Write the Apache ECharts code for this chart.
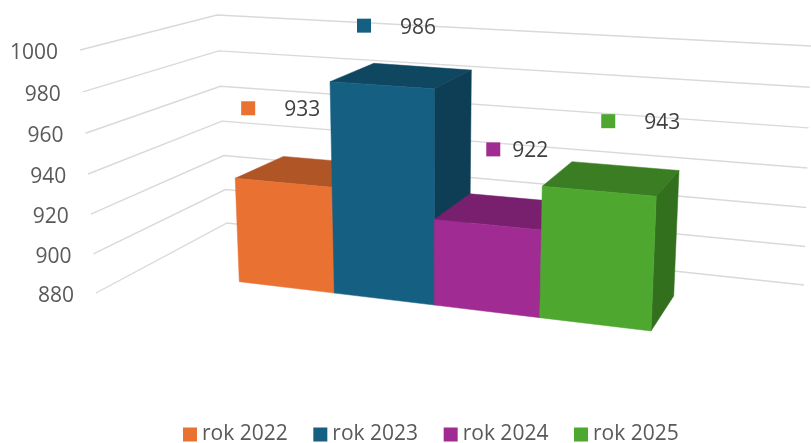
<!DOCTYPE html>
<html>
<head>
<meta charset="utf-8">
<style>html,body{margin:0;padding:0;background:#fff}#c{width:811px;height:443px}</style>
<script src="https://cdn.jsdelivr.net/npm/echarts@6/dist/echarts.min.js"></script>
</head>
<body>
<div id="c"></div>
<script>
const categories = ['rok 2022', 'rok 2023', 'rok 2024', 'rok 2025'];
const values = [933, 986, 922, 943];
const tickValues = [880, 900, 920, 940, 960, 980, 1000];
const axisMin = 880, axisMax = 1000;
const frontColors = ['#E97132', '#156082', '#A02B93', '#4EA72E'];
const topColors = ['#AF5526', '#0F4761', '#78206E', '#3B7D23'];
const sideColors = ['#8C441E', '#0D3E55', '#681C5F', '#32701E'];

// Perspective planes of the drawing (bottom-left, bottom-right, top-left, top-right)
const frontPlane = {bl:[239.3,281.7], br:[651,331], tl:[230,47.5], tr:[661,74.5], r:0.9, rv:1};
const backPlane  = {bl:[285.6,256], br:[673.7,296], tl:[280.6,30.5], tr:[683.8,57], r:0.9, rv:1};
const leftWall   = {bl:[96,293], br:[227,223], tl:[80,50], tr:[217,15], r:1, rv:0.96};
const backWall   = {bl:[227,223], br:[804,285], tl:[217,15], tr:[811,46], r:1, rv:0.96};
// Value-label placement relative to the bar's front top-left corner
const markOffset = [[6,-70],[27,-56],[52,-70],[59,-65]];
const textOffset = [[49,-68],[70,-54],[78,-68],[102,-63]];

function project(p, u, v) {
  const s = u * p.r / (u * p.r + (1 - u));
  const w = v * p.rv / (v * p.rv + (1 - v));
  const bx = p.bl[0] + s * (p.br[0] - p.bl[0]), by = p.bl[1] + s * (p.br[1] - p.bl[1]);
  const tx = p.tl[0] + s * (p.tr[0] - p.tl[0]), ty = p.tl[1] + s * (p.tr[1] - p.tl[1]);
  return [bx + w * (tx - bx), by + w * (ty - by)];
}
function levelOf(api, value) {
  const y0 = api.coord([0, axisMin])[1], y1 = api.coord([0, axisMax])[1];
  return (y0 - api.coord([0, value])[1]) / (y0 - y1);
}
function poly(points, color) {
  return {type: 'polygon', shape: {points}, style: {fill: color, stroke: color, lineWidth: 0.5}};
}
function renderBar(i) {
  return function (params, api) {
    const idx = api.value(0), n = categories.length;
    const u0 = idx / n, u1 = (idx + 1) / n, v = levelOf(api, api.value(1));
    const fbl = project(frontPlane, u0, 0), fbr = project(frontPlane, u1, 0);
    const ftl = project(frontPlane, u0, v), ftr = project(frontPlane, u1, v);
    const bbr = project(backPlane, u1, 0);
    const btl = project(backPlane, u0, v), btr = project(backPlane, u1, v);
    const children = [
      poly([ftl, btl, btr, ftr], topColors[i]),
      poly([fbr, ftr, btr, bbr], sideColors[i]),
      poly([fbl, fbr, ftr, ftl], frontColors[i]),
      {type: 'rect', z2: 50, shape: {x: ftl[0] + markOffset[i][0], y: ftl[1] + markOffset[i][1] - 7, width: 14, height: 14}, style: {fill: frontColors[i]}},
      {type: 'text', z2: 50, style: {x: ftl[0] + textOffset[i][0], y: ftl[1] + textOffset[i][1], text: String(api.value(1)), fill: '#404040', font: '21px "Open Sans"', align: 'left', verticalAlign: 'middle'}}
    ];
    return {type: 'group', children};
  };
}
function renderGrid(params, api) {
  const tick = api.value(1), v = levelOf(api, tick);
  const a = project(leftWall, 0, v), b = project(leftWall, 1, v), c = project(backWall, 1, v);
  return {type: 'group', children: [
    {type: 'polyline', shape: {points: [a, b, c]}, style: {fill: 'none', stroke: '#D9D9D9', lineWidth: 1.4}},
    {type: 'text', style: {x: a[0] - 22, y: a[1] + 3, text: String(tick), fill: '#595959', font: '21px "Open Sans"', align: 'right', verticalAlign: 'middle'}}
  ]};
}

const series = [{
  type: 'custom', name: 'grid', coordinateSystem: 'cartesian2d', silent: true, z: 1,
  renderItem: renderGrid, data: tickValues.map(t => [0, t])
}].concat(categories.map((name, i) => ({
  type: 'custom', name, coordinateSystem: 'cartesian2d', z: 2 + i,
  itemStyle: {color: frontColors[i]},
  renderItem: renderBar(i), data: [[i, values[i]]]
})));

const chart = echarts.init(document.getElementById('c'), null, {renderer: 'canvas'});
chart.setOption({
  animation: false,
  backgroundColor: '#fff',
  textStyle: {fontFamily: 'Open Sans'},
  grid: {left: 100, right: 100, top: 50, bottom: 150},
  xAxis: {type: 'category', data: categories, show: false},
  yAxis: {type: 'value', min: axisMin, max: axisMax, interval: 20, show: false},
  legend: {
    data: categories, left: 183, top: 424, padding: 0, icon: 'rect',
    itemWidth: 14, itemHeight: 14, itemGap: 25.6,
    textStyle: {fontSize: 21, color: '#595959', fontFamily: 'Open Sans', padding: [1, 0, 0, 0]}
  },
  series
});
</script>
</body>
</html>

--

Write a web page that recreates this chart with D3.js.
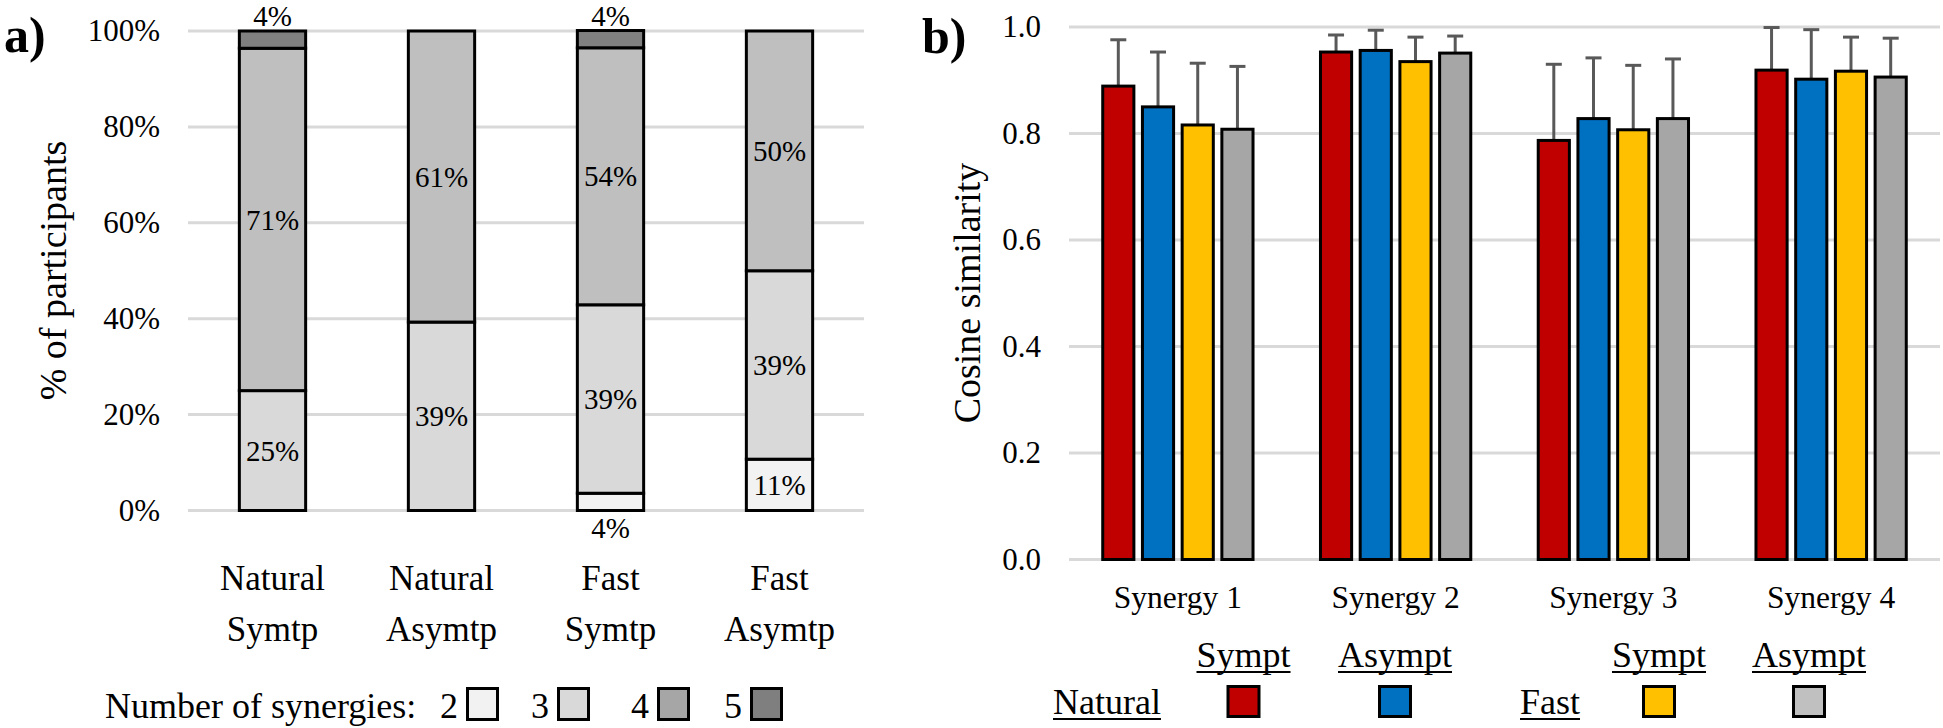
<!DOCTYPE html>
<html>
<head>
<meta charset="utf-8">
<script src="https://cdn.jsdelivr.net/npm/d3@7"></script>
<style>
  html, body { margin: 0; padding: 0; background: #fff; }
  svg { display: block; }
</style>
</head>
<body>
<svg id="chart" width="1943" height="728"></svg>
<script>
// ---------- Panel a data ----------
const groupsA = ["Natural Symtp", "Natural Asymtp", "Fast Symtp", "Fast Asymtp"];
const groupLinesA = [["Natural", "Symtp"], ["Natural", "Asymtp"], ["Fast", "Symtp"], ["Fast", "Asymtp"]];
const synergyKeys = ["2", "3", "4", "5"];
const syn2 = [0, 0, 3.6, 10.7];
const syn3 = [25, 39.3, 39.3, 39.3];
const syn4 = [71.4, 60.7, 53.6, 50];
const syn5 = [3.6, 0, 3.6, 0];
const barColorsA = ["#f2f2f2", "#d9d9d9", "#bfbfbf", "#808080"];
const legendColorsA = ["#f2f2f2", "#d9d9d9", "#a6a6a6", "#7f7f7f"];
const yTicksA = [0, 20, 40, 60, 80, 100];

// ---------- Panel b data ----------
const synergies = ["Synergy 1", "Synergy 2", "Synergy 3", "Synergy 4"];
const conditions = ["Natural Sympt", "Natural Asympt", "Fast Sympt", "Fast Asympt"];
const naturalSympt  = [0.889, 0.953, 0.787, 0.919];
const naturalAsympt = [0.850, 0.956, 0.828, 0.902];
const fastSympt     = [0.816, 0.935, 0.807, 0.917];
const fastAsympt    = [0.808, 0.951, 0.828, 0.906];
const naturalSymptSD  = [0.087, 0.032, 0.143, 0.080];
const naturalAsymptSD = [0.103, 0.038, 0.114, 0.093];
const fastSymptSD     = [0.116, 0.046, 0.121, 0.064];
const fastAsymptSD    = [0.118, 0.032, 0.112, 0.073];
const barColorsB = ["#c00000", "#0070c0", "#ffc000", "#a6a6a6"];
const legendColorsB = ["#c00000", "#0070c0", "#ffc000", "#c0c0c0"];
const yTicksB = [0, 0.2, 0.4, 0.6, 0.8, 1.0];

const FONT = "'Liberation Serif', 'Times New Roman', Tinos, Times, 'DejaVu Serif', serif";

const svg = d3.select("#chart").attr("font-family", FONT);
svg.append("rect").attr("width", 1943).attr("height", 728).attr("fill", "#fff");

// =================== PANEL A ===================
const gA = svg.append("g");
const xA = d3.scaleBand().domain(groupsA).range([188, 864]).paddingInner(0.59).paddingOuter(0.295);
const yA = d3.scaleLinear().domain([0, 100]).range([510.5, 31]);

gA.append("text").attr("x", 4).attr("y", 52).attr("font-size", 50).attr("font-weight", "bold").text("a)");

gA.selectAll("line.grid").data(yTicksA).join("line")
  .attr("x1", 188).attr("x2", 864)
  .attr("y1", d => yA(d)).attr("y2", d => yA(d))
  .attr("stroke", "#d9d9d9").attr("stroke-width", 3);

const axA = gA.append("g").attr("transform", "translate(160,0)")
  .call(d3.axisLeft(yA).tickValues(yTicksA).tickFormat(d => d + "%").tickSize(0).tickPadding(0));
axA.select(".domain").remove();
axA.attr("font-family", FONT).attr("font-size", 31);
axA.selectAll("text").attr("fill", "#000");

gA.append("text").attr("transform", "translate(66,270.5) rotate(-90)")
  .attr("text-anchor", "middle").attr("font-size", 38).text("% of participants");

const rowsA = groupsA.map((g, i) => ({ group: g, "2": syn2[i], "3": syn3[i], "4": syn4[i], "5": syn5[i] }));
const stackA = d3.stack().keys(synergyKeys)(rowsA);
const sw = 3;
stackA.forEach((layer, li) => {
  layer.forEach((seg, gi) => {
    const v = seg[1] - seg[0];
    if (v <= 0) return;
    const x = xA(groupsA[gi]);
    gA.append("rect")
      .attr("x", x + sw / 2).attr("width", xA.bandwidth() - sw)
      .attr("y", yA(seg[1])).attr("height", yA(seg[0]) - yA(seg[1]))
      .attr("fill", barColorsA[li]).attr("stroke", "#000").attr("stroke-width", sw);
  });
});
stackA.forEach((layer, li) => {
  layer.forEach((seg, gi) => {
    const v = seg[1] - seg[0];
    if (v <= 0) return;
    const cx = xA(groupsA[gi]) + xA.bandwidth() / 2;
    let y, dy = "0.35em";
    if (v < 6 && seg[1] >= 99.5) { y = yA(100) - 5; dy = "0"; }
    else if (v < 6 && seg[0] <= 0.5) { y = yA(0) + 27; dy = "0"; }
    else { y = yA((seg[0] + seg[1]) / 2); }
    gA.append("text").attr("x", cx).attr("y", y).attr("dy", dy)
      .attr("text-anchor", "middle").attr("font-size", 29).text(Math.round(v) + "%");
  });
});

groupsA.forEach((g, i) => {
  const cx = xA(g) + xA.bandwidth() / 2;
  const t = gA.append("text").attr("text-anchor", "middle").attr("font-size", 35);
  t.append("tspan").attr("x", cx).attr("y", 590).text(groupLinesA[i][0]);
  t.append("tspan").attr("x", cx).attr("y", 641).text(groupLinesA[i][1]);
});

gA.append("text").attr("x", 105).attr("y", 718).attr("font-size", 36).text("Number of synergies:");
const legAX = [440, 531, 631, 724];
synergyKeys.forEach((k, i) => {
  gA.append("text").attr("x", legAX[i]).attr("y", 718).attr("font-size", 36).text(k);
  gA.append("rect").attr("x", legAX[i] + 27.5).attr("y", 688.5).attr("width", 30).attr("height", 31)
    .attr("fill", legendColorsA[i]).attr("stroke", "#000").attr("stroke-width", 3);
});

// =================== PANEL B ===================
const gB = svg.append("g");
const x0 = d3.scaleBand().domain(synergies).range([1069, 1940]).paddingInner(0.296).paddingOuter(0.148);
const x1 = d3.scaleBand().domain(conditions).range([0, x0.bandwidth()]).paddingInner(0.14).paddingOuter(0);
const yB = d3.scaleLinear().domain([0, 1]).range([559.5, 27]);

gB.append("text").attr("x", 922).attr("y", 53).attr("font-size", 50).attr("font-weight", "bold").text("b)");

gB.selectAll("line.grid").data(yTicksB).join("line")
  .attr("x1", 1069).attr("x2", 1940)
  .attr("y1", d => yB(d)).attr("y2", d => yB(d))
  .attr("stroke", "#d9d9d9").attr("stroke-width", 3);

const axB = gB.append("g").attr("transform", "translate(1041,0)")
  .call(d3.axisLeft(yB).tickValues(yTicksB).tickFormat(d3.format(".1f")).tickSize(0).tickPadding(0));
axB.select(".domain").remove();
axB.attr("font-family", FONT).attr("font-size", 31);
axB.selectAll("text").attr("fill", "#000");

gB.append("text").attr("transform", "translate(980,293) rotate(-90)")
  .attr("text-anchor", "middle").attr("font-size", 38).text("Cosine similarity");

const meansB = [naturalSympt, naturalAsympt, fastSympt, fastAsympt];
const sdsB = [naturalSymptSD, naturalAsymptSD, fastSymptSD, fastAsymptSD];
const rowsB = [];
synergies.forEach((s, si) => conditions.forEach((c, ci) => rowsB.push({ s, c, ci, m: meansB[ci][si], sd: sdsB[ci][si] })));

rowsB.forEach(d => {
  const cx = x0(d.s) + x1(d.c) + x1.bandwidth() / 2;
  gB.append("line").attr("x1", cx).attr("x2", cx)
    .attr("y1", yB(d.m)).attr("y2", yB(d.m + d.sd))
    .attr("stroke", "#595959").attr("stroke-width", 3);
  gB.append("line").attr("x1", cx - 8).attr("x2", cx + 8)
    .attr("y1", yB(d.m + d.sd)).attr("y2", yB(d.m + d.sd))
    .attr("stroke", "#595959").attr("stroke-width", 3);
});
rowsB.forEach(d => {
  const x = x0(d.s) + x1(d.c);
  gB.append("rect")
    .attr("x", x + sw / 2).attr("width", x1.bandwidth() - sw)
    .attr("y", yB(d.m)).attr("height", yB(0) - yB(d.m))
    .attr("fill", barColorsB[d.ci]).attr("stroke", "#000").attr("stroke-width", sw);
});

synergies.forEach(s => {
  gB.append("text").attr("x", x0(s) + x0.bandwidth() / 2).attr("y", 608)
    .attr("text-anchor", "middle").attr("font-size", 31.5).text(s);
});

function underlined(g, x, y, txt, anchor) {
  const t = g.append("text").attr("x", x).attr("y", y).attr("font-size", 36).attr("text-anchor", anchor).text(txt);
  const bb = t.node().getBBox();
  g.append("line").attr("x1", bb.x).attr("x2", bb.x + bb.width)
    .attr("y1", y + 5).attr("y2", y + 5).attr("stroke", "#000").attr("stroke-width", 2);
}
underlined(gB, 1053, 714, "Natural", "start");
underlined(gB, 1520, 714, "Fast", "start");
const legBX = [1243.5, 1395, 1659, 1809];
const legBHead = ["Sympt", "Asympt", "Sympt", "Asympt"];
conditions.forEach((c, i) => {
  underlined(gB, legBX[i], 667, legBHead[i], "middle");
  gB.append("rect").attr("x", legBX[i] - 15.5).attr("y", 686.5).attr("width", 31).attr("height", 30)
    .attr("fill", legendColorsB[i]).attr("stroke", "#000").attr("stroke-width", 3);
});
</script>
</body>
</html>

WRITTEN TASK - Where a line holds the string "this", copy that line.

REPLY -
Write the Apache ECharts code for this chart.
Write a web page that recreates this chart with D3.js.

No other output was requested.